A scientific study released this week says hurricanes and tsunamis are alike when they hit land.
From completely different causes, both tsunamis and hurricanes produce enormous amounts of water moving onto land. In hurricanes like Katrina this high water can do more damage than wind or even broken levees. Scientists in America studied Katrina and the 2004 Indian Ocean tsunami.
Here's how tsunamis and hurricanes act alike, causing heavy damage onshore. Most structures are constructed to deal with gravity, rain, or even wind. Almost none have the necessary strength to withstand the force of water rising from underneath or the side. And that rising water often floats large debris into fixed objects. A photo exhibit from this research project has opened at Princeton University. One picture shows a series of cement pillars mowed down by a floating eighteen-wheeler container slamming into them from the side.
As researcher Yin Lu Young of Princeton says, "Eighteen-wheeler containers, free-floating barges and boats can all become projectiles."
Young and the other researchers also found the high water has an unexpected similarity to some earthquakes. The flood water sits over often-sandy soil. Pressure forces water into the earth beneath. When the water finally does recede, sandy soils are especially prone to liquefaction, sometimes opening large potholes as the watery soil flows out with the receding water. This can undermine roads and foundations.

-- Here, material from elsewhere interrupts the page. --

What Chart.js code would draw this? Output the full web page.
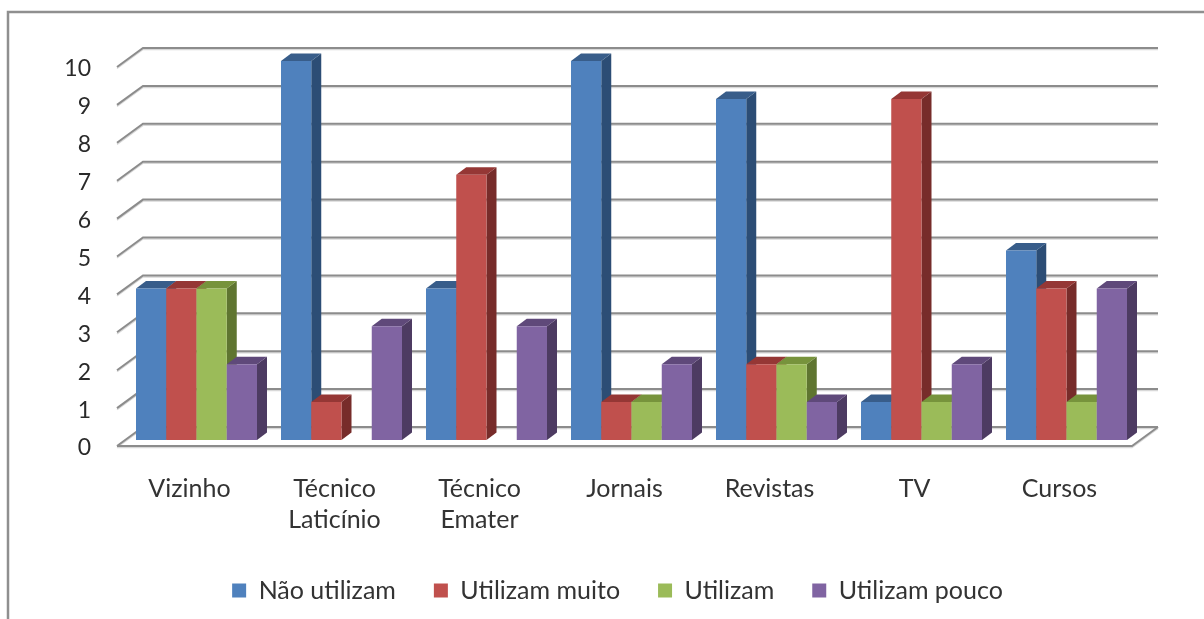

The purpose of the project was to help engineers and architects deal with all the possible stresses on buildings in low coastal areas. Young's hoping to see some differences as areas damaged by Katrina and tsunamis are inevitably rebuilt. "There is a certain stubbornness about not learning from past mistakes," she said. "People like to do what they did before because it's easier than fixing the root of the problem...engineers can learn from this and modify future design codes to minimize damage."
And we all know there'll be more hurricanes and other tsunamis.